我使用了熊猫,但仍然无法获得所需格式的输出。我不知道以表格格式获取源文档以及目标文档和相似性得分。
def calculate_similarity(self, source_doc, target_docs=[], threshold=0):
"""Calculates & returns similarity scores between given source document & all
the target documents."""
if isinstance(target_docs, str):
target_docs = [target_docs]
source_vec = self.vectorize(source_doc)
results = []
for doc in target_docs:
target_vec = self.vectorize(doc)
sim_score = self._cosine_sim(source_vec, target_vec)
if sim_score > threshold:
results.append({
'score' : sim_score,
'doc' : doc
})
# Sort results by score in desc order
results.sort(key=lambda k : k['score'] , reverse=True)
return results
ds = DocSim(w2v_model)
#Calculate the similarity score between a source rule & a target rule.

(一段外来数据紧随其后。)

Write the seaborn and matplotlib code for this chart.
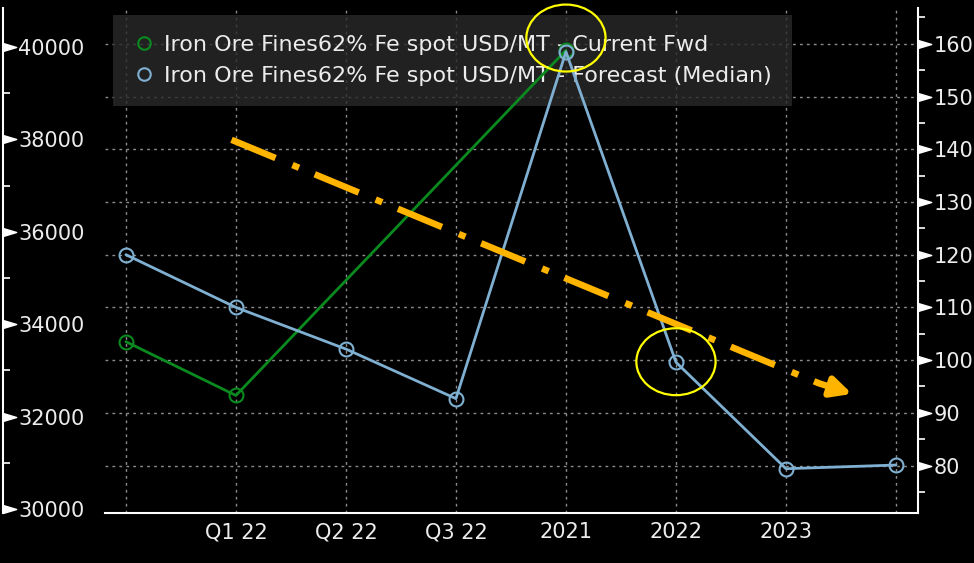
import matplotlib
matplotlib.use("Agg")
import matplotlib.pyplot as plt
import seaborn as sns
import pandas as pd
from matplotlib.path import Path
from matplotlib.patches import Ellipse
from matplotlib.lines import Line2D

# 資料
periods = ["", "Q1 22", "Q2 22", "Q3 22", "2021", "2022", "2023", ""]
current_fwd = [103.5, 93.3, None, None, 158.8, None, None, None]
forecast_median = [120.0, 110.0, 102.1, 92.7, 158.5, 99.6, 79.4, 80.1]
left_ticks = [30000, 32000, 34000, 36000, 38000, 40000]
right_ticks = [80, 90, 100, 110, 120, 130, 140, 150, 160]
series_names = ["Iron Ore Fines62% Fe spot USD/MT - Current Fwd",
                "Iron Ore Fines62% Fe spot USD/MT - Forecast (Median)"]

GREEN = "#0a8a1f"
BLUE = "#7fb0d2"
ORANGE = "#ffb400"
TXT = "#ececec"
GRID = "#8c8c8c"

sns.set_style("dark", {"axes.facecolor": "black", "figure.facecolor": "black"})
plt.rcParams["font.family"] = ["DejaVu Sans"]
plt.rcParams["font.size"] = 15

df = pd.DataFrame({"pos": range(len(periods)), "period": periods,
                   "fwd": current_fwd, "median": forecast_median})

fig = plt.figure(figsize=(9.74, 5.63), dpi=100)
ax = fig.add_axes([105 / 974, 50 / 563, 813 / 974, 505 / 563])
ax.set_facecolor("black")
ax_l = ax.twinx()

line_kw = dict(marker="o", markersize=10, markerfacecolor="none",
               markeredgewidth=1.5, linewidth=2)
sns.lineplot(data=df.dropna(subset=["fwd"]), x="pos", y="fwd", ax=ax,
             color=GREEN, markeredgecolor=GREEN, **line_kw)
sns.lineplot(data=df, x="pos", y="median", ax=ax,
             color=BLUE, markeredgecolor=BLUE, **line_kw)

ax.set_xlim(-0.19, 7.2)
ax.set_ylim(71.0, 166.8)
ax.set_xticks(df["pos"])
ax.set_xticklabels(periods, color=TXT)
ax.set_xlabel("")
ax.set_ylabel("")
ax.grid(True, color=GRID, linestyle=(0, (2, 3)), linewidth=1)

# 右軸 (三角形刻度)
tri = Path([(0, -0.3), (1, 0), (0, 0.3), (0, -0.3)],
           [Path.MOVETO, Path.LINETO, Path.LINETO, Path.CLOSEPOLY])
ax.yaxis.tick_right()
ax.set_yticks(right_ticks)
ax.set_yticks([75, 85, 95, 105, 115, 125, 135, 145, 155, 165], minor=True)
ax.tick_params(axis="y", which="major", direction="out", length=10, width=1,
               colors="white", labelcolor=TXT, pad=1.5)
ax.tick_params(axis="y", which="minor", direction="out", length=5, width=1.2,
               colors="white")
for t in ax.yaxis.get_major_ticks():
    t.tick2line.set_marker(tri)
    t.tick2line.set_markersize(19)
    t.tick2line.set_markerfacecolor("white")
ax.tick_params(axis="x", direction="out", length=4.5, width=1.2, colors="white",
               labelcolor=TXT, pad=2)
for s in ["top", "left"]:
    ax.spines[s].set_visible(False)
for s in ["bottom", "right"]:
    ax.spines[s].set_visible(True)
    ax.spines[s].set_color("white")
    ax.spines[s].set_linewidth(1.5)

# 左軸
ax_l.set_ylim(29913, 40844)
ax_l.yaxis.tick_left()
ax_l.spines["left"].set_position(("outward", 73.4))
ax_l.spines["left"].set_visible(True)
ax_l.spines["left"].set_color("white")
ax_l.spines["left"].set_linewidth(1.5)
for s in ["top", "right", "bottom"]:
    ax_l.spines[s].set_visible(False)
ax_l.set_yticks(left_ticks)
ax_l.set_yticks([31000, 33000, 35000, 37000, 39000], minor=True)
ax_l.tick_params(axis="y", which="major", direction="in", length=10, width=1,
                 colors="white", labelcolor=TXT, pad=-11)
ax_l.tick_params(axis="y", which="minor", direction="in", length=5, width=1.2,
                 colors="white")
for t in ax_l.yaxis.get_major_ticks():
    t.tick1line.set_marker(tri)
    t.tick1line.set_markersize(19)
    t.tick1line.set_markerfacecolor("white")
for lab in ax_l.get_yticklabels():
    lab.set_horizontalalignment("left")
ax_l.grid(False)

# 趨勢箭頭
ax.plot([0.96, 6.3], [141.8, 95.6], color=ORANGE, linewidth=4.7,
        dashes=[7.3, 2.8, 1.1, 2.6], solid_capstyle="butt", dash_capstyle="butt")
ax.annotate("", xy=(6.6, 93.6), xytext=(6.3, 95.6),
            arrowprops=dict(arrowstyle="-|>,head_length=0.8,head_width=0.4",
                            color=ORANGE, lw=4.7, shrinkA=0, shrinkB=0))

# 圈註
for cx, cy, h in [(4.0, 161.1, 12.7), (5.0, 99.7, 12.7)]:
    ax.add_patch(Ellipse((cx, cy), 0.72, h, fill=False, edgecolor="#ffff00",
                         linewidth=1.6, clip_on=False, zorder=5))

# 圖例
handles = [Line2D([], [], ls="none", marker="o", markersize=9, markerfacecolor="none",
                  markeredgecolor=c, markeredgewidth=1.5) for c in (GREEN, BLUE)]
leg = ax.legend(handles, series_names, loc="upper left", fontsize=16,
                bbox_to_anchor=(113 / 974, 548 / 563), bbox_transform=fig.transFigure,
                frameon=True, facecolor="#2a2a2a", edgecolor="none", framealpha=0.8,
                fancybox=False, labelcolor=TXT, handletextpad=0.4,
                handlelength=1.0, labelspacing=0.5, borderpad=0.9,
                borderaxespad=0)
leg.set_zorder(1)

fig.savefig("out.png", dpi=100, facecolor="black")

source_rule = [ '2.1.1 Context','2.2.3 Value']
target_rule = [ '2.1.1 Context','2.1.2.4 Assist Failed Train']
if isinstance(source_rule, str):
source_rule = [source_rule]
# This will return one target rules text with a similarity score
for rule in source_rule:
sim_scores = ds.calculate_similarity(rule, target_rule)
print("Similarity with {} is {}".format(rule, sim_scores))
实际结果是:
Similarity with 2.1.1 Context is [{'score': 1.0000001, 'doc': '2.1.1 Context'}, {'score': 0.0024745876, 'doc': '2.1.2.4 Assist Failed Train'}]
Similarity with 2.2.3 Value is [{'score': 0.24251467, 'doc': '2.1.1 Context'}, {'score': 0.056424055, 'doc': '2.1.2.4 Assist Failed Train'}]
我想要表格式的结果:
Source doc | Target doc | score
0 2.1.1 Context | 2.1.1 Context | 1.000000
1 | 2.1.2.4 Assist Failed Train | 0.002475
0 2.2.3 Value | 2.1.1 Context | 0.24251467
1 | 2.1.2.4 Assist Failed Train | 0.056424055